CIF/COF Henry Wrigley - With five home runs, Wrigley has the early-season lead in the Rays system. After hitting 25 homers combined in his first four seasons, Wrigley has hit 21 and 17 the last two, respectively. He's been able to drive in runs, but the power has never come with an ability to hit for average (.255 career BA, best season was .270) or get on base (career OBP under .300, 23 walks in 118 games last season). He's only hitting .267 in 2012, but he's nearly halfway to last year's walk total, drawing eleven so far. Of course, it's his third tour around the Southern League and he's not exactly about to bump Longoria, but there seems to be some later-career development here. His power spike came in his age-23 season, and at least so far this year, he's doing a better job of getting on base. His ceiling is maybe a Russ Canzler-type, but Canzler got a cup of coffee. So I'll bump up Wrigley's shot at making the majors from 0% (where I was at this time last year) to 5%. It's not much, but it's something. Maybe the Wrigley Truthers at RaysProspects knew something I didn't.

IF Cole Figueroa - This might be pushing it just a tad, as Figueroa did get a bit of consideration for some top 30s, though he wasn't actually placed by any of the four writers at RP. He was the fourth wheel in the Jason Bartlett trade, and the only one who sternfan hasn't demanded be removed from the bullpen at one point or another (Adam Russell, Cesar Ramos, Brandon Gomes). Primarily a second basemen until this year, Figueroa has slid over to 3B in his second deployment with the Biscuits to accomodate Tyler Bortnick. He's always had a solid approach and hit for contact -- a career .293/.391/.399 hitter -- but he's showing some power this year with two home runs (career high: five), five doubles, and a triple. Not that his .516 SLG% is sustainable, but even a slight bump helps his chances at perhaps becoming a utility infielder down the road. It's only his age-25 season (and barely; he doesn't hit 25 until June 30th, which is b-ref's cutoff), so while a crowded infield at Durham relegated him back to double-A, it's not a disaster. He's sure-handed, can play anywhere in the infield, makes contact, and even has a little speed -- great ingredients for a utility man.
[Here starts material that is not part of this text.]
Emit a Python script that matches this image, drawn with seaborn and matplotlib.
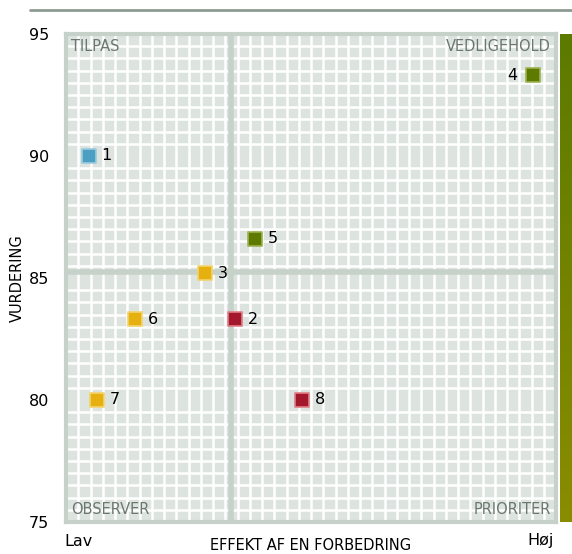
import numpy as np
import pandas as pd
import seaborn as sns
import matplotlib.pyplot as plt
from matplotlib.lines import Line2D
from matplotlib.colors import LinearSegmentedColormap

labels = ["1", "2", "3", "4", "5", "6", "7", "8"]
effekt = [4.7, 34.5, 28.4, 95.3, 38.6, 14.1, 6.3, 48.2]
vurdering = [90.0, 83.3, 85.2, 93.3, 86.6, 83.3, 80.0, 80.0]
gruppe = ["blaa", "roed", "gul", "groen", "groen", "gul", "gul", "roed"]
farver = {"blaa": "#4a9fc2", "roed": "#a3182b", "gul": "#e6b010", "groen": "#5f7a00"}
kanter = {"blaa": "#9cccdd", "roed": "#e07f88", "gul": "#f3d36e", "groen": "#9fb24f"}
kvadranter = ["TILPAS", "VEDLIGEHOLD", "OBSERVER", "PRIORITER"]
midt_x = 33.7
midt_y = 85.25

df = pd.DataFrame({"label": labels, "x": effekt, "y": vurdering, "gruppe": gruppe})

sns.set_style("white")
plt.rcParams["font.family"] = ["DejaVu Sans"]
plt.rcParams["text.color"] = "black"
plt.rcParams["axes.labelcolor"] = "black"
plt.rcParams["ytick.color"] = "black"

fig = plt.figure(figsize=(5.72, 5.54), dpi=100)
ax = fig.add_axes([66 / 572, 32 / 554, 490 / 572, 488 / 554])
ax.set_facecolor("#dde3df")

ax.set_xlim(0, 100)
ax.set_ylim(75, 95)
ax.set_xticks(np.arange(0, 100.1, 2.5), minor=True)
ax.set_yticks(np.arange(75, 95.1, 0.5), minor=True)
ax.set_xticks([])
ax.set_yticks([75, 80, 85, 90, 95])
ax.grid(which="minor", color="white", linewidth=1.8)
ax.tick_params(axis="y", which="both", length=0, pad=12, labelsize=11.5, labelcolor="black")
ax.tick_params(axis="x", which="both", length=0)
for s in ax.spines.values():
    s.set_color("#c6d1c9")
    s.set_linewidth(3)

ax.axvline(midt_x, color="#c6d1c9", linewidth=4, zorder=1.5)
ax.axhline(midt_y, color="#c6d1c9", linewidth=4, zorder=1.5)

for g in farver:
    sub = df[df["gruppe"] == g]
    sns.scatterplot(data=sub, x="x", y="y", marker="s", s=110, color=farver[g],
                    edgecolor=kanter[g], linewidth=1.2, ax=ax, zorder=3, legend=False)

for lab, x, y in zip(labels, effekt, vurdering):
    if x > 90:
        ax.annotate(lab, (x, y), xytext=(-11, 0), textcoords="offset points",
                    ha="right", va="center", fontsize=11.5, color="black")
    else:
        ax.annotate(lab, (x, y), xytext=(9, 0), textcoords="offset points",
                    ha="left", va="center", fontsize=11.5, color="black")

q_col = "#6b776f"
ax.text(0.01, 0.99, kvadranter[0], transform=ax.transAxes, ha="left", va="top", fontsize=10.5, color=q_col)
ax.text(0.99, 0.99, kvadranter[1], transform=ax.transAxes, ha="right", va="top", fontsize=10.5, color=q_col)
ax.text(0.01, 0.01, kvadranter[2], transform=ax.transAxes, ha="left", va="bottom", fontsize=10.5, color=q_col)
ax.text(0.99, 0.01, kvadranter[3], transform=ax.transAxes, ha="right", va="bottom", fontsize=10.5, color=q_col)

ax.set_xlabel("")
ax.set_ylabel("VURDERING", fontsize=10.5, labelpad=3)
fig.text(311 / 572, 1 - 546 / 554, "EFFEKT AF EN FORBEDRING", ha="center", va="center", fontsize=10.5)
fig.text(64 / 572, 1 - 541 / 554, "Lav", ha="left", va="center", fontsize=11.5)
fig.text(554 / 572, 1 - 541 / 554, "Høj", ha="right", va="center", fontsize=11.5)

# farvebar til hoejre
cax = fig.add_axes([560 / 572, 32 / 554, 12 / 572, 488 / 554])
grad = np.linspace(0, 1, 256).reshape(-1, 1)
cmap = LinearSegmentedColormap.from_list("g", ["#5c7a00", "#8a8c00"])
cax.imshow(grad, aspect="auto", cmap=cmap, origin="upper")
cax.axis("off")

fig.add_artist(Line2D([30 / 572, 1], [1 - 10 / 554, 1 - 10 / 554], color="#8e9a92", linewidth=2))

fig.savefig("out.png", dpi=100)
RHP Jake Floethe - Historically speaking, the Rays' college pitchers taken in the 6th-10th rounds haven't done much. A sampling since 2003: Billy Buckner, Brian Henderson, Greg Reinhard, Mike Wlodarczyk, Shane Dyer, Devin Fuller, Merrill Kelly. The only one to make the majors from that group, Buckner, didn't sign with the Rays (and has a negative WAR anyway). So it's understandable to typecast Floethe as another low-ceiling college arm. His pre-draft scouting report doesn't do much to counteract that: 91-93 with some sink, average slider, show-me change-up. 21 innings in the Midwest League don't change anything, but he's making it all work pretty well, with a 1.71 ERA, a 16-2 K-BB rate, and a 1.76 GO/AO. And if Floethe does just turn into another organizational arm, hey, at least you got a Mike Wlodarczyk reference dropped on you out of the deal.